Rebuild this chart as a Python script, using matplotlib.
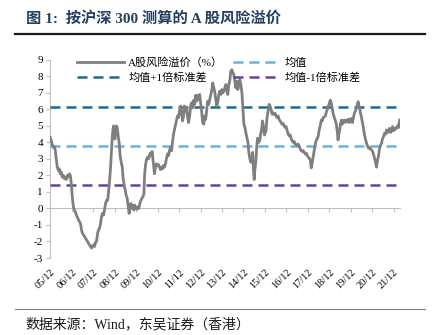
import matplotlib
matplotlib.use("Agg")
import matplotlib.pyplot as plt
from matplotlib.lines import Line2D

# ---------------- data ----------------
years = [
    2005.91, 2005.96, 2006.00, 2006.05, 2006.10, 2006.15, 2006.19, 2006.24, 2006.29, 2006.33,
    2006.38, 2006.43, 2006.47, 2006.52, 2006.57, 2006.61, 2006.66, 2006.71, 2006.76, 2006.80,
    2006.85, 2006.90, 2006.94, 2006.99, 2007.04, 2007.08, 2007.13, 2007.20, 2007.27, 2007.32,
    2007.37, 2007.41, 2007.46, 2007.51, 2007.55, 2007.60, 2007.65, 2007.69, 2007.74, 2007.79,
    2007.84, 2007.88, 2007.93, 2007.98, 2008.02, 2008.07, 2008.12, 2008.16, 2008.21, 2008.26,
    2008.30, 2008.35, 2008.40, 2008.45, 2008.49, 2008.54, 2008.59, 2008.63, 2008.68, 2008.73,
    2008.77, 2008.82, 2008.86, 2008.89, 2008.93, 2008.96, 2009.00, 2009.03, 2009.08, 2009.13,
    2009.17, 2009.22, 2009.27, 2009.31, 2009.36, 2009.41, 2009.45, 2009.50, 2009.55, 2009.59,
    2009.62, 2009.67, 2009.71, 2009.76, 2009.81, 2009.85, 2009.90, 2009.95, 2009.99, 2010.04,
    2010.09, 2010.14, 2010.18, 2010.23, 2010.28, 2010.31, 2010.35, 2010.39, 2010.44, 2010.49,
    2010.53, 2010.58, 2010.63, 2010.66, 2010.70, 2010.74, 2010.77, 2010.82, 2010.86, 2010.91,
    2010.96, 2011.00, 2011.05, 2011.10, 2011.15, 2011.19, 2011.24, 2011.29, 2011.33, 2011.38,
    2011.43, 2011.47, 2011.52, 2011.57, 2011.61, 2011.66, 2011.71, 2011.76, 2011.80, 2011.85,
    2011.89, 2011.94, 2011.99, 2012.03, 2012.08, 2012.13, 2012.17, 2012.22, 2012.27, 2012.32,
    2012.36, 2012.41, 2012.46, 2012.50, 2012.55, 2012.60, 2012.64, 2012.69, 2012.74, 2012.79,
    2012.83, 2012.88, 2012.93, 2012.97, 2013.02, 2013.07, 2013.12, 2013.16, 2013.21, 2013.26,
    2013.30, 2013.35, 2013.40, 2013.45, 2013.49, 2013.54, 2013.59, 2013.63, 2013.68, 2013.73,
    2013.77, 2013.82, 2013.87, 2013.91, 2013.96, 2014.01, 2014.05, 2014.10, 2014.15, 2014.19,
    2014.24, 2014.29, 2014.33, 2014.38, 2014.43, 2014.47, 2014.52, 2014.57, 2014.61, 2014.66,
    2014.71, 2014.75, 2014.80, 2014.85, 2014.89, 2014.94, 2014.99, 2015.03, 2015.08, 2015.13,
    2015.17, 2015.22, 2015.27, 2015.31, 2015.35, 2015.38, 2015.42, 2015.45, 2015.50, 2015.55,
    2015.58, 2015.62, 2015.68, 2015.72, 2015.77, 2015.81, 2015.86, 2015.90, 2015.94, 2015.97,
    2016.02, 2016.07, 2016.12, 2016.16, 2016.21, 2016.26, 2016.30, 2016.35, 2016.40, 2016.44,
    2016.49, 2016.54, 2016.58, 2016.63, 2016.68, 2016.72, 2016.77, 2016.82, 2016.87, 2016.91,
    2016.96, 2017.01, 2017.05, 2017.10, 2017.15, 2017.19, 2017.24, 2017.29, 2017.33, 2017.38,
    2017.43, 2017.47, 2017.52, 2017.57, 2017.61, 2017.66, 2017.71, 2017.75, 2017.80, 2017.85,
    2017.90, 2017.94, 2017.99, 2018.04, 2018.08, 2018.13, 2018.18, 2018.22, 2018.27, 2018.32,
    2018.36, 2018.41, 2018.46, 2018.50, 2018.55, 2018.60, 2018.64, 2018.69, 2018.74, 2018.78,
    2018.83, 2018.88, 2018.93, 2018.97, 2019.02, 2019.07, 2019.11, 2019.16, 2019.21, 2019.25,
    2019.30, 2019.33, 2019.37, 2019.41, 2019.44, 2019.49, 2019.53, 2019.58, 2019.63, 2019.67,
    2019.72, 2019.77, 2019.81, 2019.86, 2019.91, 2019.95, 2020.00, 2020.05, 2020.09, 2020.14,
    2020.19, 2020.23, 2020.27, 2020.30, 2020.34, 2020.37, 2020.42, 2020.47, 2020.51, 2020.56,
    2020.61, 2020.66, 2020.70, 2020.75, 2020.80, 2020.84, 2020.89, 2020.94, 2020.98, 2021.03,
    2021.08, 2021.12, 2021.17, 2021.22, 2021.26, 2021.31, 2021.36, 2021.40, 2021.45, 2021.50,
    2021.55, 2021.59, 2021.64, 2021.69, 2021.73, 2021.78, 2021.83, 2021.87, 2021.92, 2021.97,
    2022.01, 2022.06, 2022.11, 2022.15, 2022.20,
]
premium = [
    4.3, 4.1, 3.9, 3.7, 3.75, 3.5, 3.0, 2.5, 2.3, 2.4,
    2.1, 2.2, 1.9, 2.0, 1.8, 1.9, 1.75, 2.0, 1.9, 2.1,
    2.0, 1.4, 0.7, 0.1, -0.1, -0.2, -0.4, -0.6, -0.8, -0.9,
    -1.3, -1.5, -1.6, -1.7, -1.8, -1.9, -2.0, -2.1, -2.2, -2.3,
    -2.4, -2.3, -2.2, -2.3, -2.05, -2.0, -1.5, -1.3, -1.2, -0.9,
    -0.5, -0.3, -0.4, 0.0, 0.3, 0.5, 0.5, 1.0, 1.7, 2.6,
    3.6, 4.6, 5.0, 4.4, 4.2, 4.6, 5.0, 4.9, 4.4, 3.9,
    3.2, 2.8, 2.5, 1.8, 1.4, 1.1, 0.8, 0.6, 0.1, -0.3,
    0.1, 0.3, 0.0, 0.2, -0.1, 0.2, 0.0, -0.05, 0.1, 0.0,
    0.3, 0.5, 0.6, 0.7, 0.9, 2.0, 2.6, 2.9, 3.1, 3.0,
    3.2, 3.35, 3.2, 3.45, 3.0, 2.5, 2.1, 2.5, 2.7, 2.6,
    2.65, 2.5, 2.35, 2.5, 2.4, 2.6, 2.5, 2.75, 3.0, 3.3,
    3.2, 3.5, 3.7, 3.5, 4.0, 4.5, 4.8, 5.1, 5.35, 5.6,
    5.5, 5.9, 6.2, 5.8, 5.3, 5.6, 6.2, 5.9, 6.1, 5.5,
    5.2, 5.6, 6.2, 6.4, 6.1, 6.55, 6.3, 6.85, 6.5, 6.85,
    6.6, 6.9, 6.3, 5.9, 5.2, 5.1, 5.6, 5.4, 6.0, 6.5,
    6.3, 6.6, 6.9, 7.2, 7.6, 7.3, 7.0, 6.6, 6.2, 6.5,
    6.9, 7.1, 6.9, 7.2, 7.0, 7.1, 7.3, 7.5, 7.1, 6.9,
    7.5, 7.8, 8.3, 8.4, 8.2, 8.1, 7.7, 7.3, 7.7, 7.2,
    7.6, 7.8, 7.5, 7.0, 6.2, 5.1, 4.9, 4.6, 4.3, 4.0,
    3.4, 3.0, 2.8, 3.0, 3.4, 2.5, 1.75, 2.3, 2.9, 3.9,
    4.25, 4.0, 4.1, 4.5, 4.8, 5.3, 4.9, 4.45, 4.6, 4.7,
    5.5, 5.9, 6.3, 6.2, 6.0, 5.7, 5.8, 5.7, 5.75, 5.6,
    5.5, 5.6, 5.4, 5.3, 5.2, 5.1, 5.15, 5.0, 4.9, 4.95,
    4.7, 4.5, 4.4, 4.45, 4.2, 4.1, 4.0, 4.05, 3.9, 3.85,
    3.8, 3.9, 3.75, 3.6, 3.5, 3.45, 3.5, 3.4, 3.3, 3.35,
    3.2, 3.1, 3.05, 2.9, 2.45, 2.8, 3.2, 3.5, 3.9, 4.15,
    4.2, 4.4, 4.8, 5.0, 5.35, 5.3, 5.5, 5.55, 5.6, 5.8,
    6.0, 6.2, 6.4, 6.55, 6.35, 6.0, 5.7, 5.5, 5.3, 5.1,
    4.6, 4.15, 4.5, 4.75, 5.1, 5.35, 5.1, 5.3, 5.35, 5.2,
    5.35, 5.25, 5.4, 5.2, 5.4, 5.45, 5.2, 5.5, 5.75, 5.9,
    6.06, 6.3, 6.46, 6.2, 6.16, 5.8, 5.55, 5.2, 4.9, 4.5,
    4.2, 3.95, 3.8, 3.65, 3.7, 3.6, 3.55, 3.45, 3.3, 3.05,
    2.8, 2.5, 2.9, 3.2, 3.6, 3.8, 3.95, 4.2, 4.35, 4.55,
    4.5, 4.75, 4.6, 4.7, 4.85, 4.6, 4.75, 4.95, 4.7, 4.85,
    4.8, 4.9, 5.0, 4.9, 5.35,
]
mean_value = 3.77
plus_1sd = 6.14
minus_1sd = 1.40

tick_years = [2005.92 + i for i in range(17)]
tick_labels = ["05/12", "06/12", "07/12", "08/12", "09/12", "10/12", "11/12", "12/12",
               "13/12", "14/12", "15/12", "16/12", "17/12", "18/12", "19/12", "20/12", "21/12"]
y_ticks = list(range(-3, 10))

series_labels = ["A股风险溢价（%）", "均值", "均值+1倍标准差", "均值-1倍标准差"]
title_text = "图 1:  按沪深 300 测算的 A 股风险溢价"
source_text = "数据来源：Wind，东吴证券（香港）"

# ---------------- style ----------------
FAM = ["Liberation Serif", "Noto Sans CJK SC"]
plt.rcParams["font.family"] = FAM
plt.rcParams["axes.unicode_minus"] = False
GRAY = "#7f7f7f"
DARK = "#1d6a8e"
LIGHT = "#6bb3d6"
PURPLE = "#6a3f9b"
AXC = "#bfbfbf"

fig = plt.figure(figsize=(4.32, 3.35), dpi=100)
ax = fig.add_axes([50 / 432, 1 - 258 / 335, 350 / 432, (258 - 59.8) / 335])

x0, x1 = years[0], years[-1]
dash = (4, 2.4)
ax.plot(years, premium, color=GRAY, lw=2.0, zorder=5, solid_joinstyle="round")
ax.plot([x0, x1], [mean_value, mean_value], color=LIGHT, lw=1.8, dashes=dash, zorder=3)
ax.plot([x0, x1], [plus_1sd, plus_1sd], color=DARK, lw=1.8, dashes=dash, zorder=3)
ax.plot([x0, x1], [minus_1sd, minus_1sd], color=PURPLE, lw=1.8, dashes=dash, zorder=3)

ax.set_xlim(2005.90, 2022.22)
ax.set_ylim(-3, 9)
ax.set_yticks(y_ticks)
ax.tick_params(axis="y", labelsize=8, length=3, width=0.8, color=AXC, pad=2, direction="out")
ax.set_xticks(tick_years)
ax.set_xticklabels(tick_labels, rotation=45, ha="right", rotation_mode="anchor", fontsize=7.5)
ax.tick_params(axis="x", length=0, pad=7)
for s in ["top", "right", "bottom"]:
    ax.spines[s].set_visible(False)
ax.spines["left"].set_color(AXC)
ax.spines["left"].set_linewidth(0.8)

# zero axis with tick marks
sec = ax.secondary_xaxis(0.25)
sec.set_xticks(tick_years)
sec.tick_params(axis="x", length=3, width=0.8, color=AXC, labelbottom=False, direction="out")
sec.spines["bottom"].set_color(AXC)
sec.spines["bottom"].set_linewidth(0.8)

h_main = Line2D([], [], color=GRAY, lw=2.0)
h_mean = Line2D([], [], color=LIGHT, lw=1.8, dashes=dash)
h_plus = Line2D([], [], color=DARK, lw=1.8, dashes=dash)
h_minus = Line2D([], [], color=PURPLE, lw=1.8, dashes=dash)
# column-major fill: col1 = main, +1sd ; col2 = mean, -1sd
leg = ax.legend([h_main, h_plus, h_mean, h_minus],
                [series_labels[0], series_labels[2], series_labels[1], series_labels[3]],
                ncol=2, loc="upper left",
                bbox_to_anchor=(0.065, 1.035), frameon=False, fontsize=8,
                handlelength=4.2, handletextpad=0.4, columnspacing=0.9,
                labelspacing=0.45, borderaxespad=0)

# title & source
fig.text(26 / 432, 1 - 18 / 335, title_text, fontsize=11, fontweight="bold",
         color="#243f60", va="center", ha="left", family=FAM)
fig.add_artist(Line2D([15 / 432, 425 / 432], [1 - 33.5 / 335, 1 - 33.5 / 335],
                      color="#1a1a1a", lw=1.6))
fig.add_artist(Line2D([15 / 432, 425 / 432], [1 - 309 / 335, 1 - 309 / 335],
                      color="#7f7f7f", lw=0.8))
fig.text(25 / 432, 1 - 324 / 335, source_text, fontsize=10, color="#1a1a1a",
         va="center", ha="left", family=FAM)

fig.savefig("out.png", dpi=100)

************

Repeat the listing above from its first line through the line that contains "from matplotlib.lines import Line2D", both included, and nothing more. Drop the pictures.

Rebuild this chart as a Python script, using matplotlib.
import matplotlib
matplotlib.use("Agg")
import matplotlib.pyplot as plt
from matplotlib.lines import Line2D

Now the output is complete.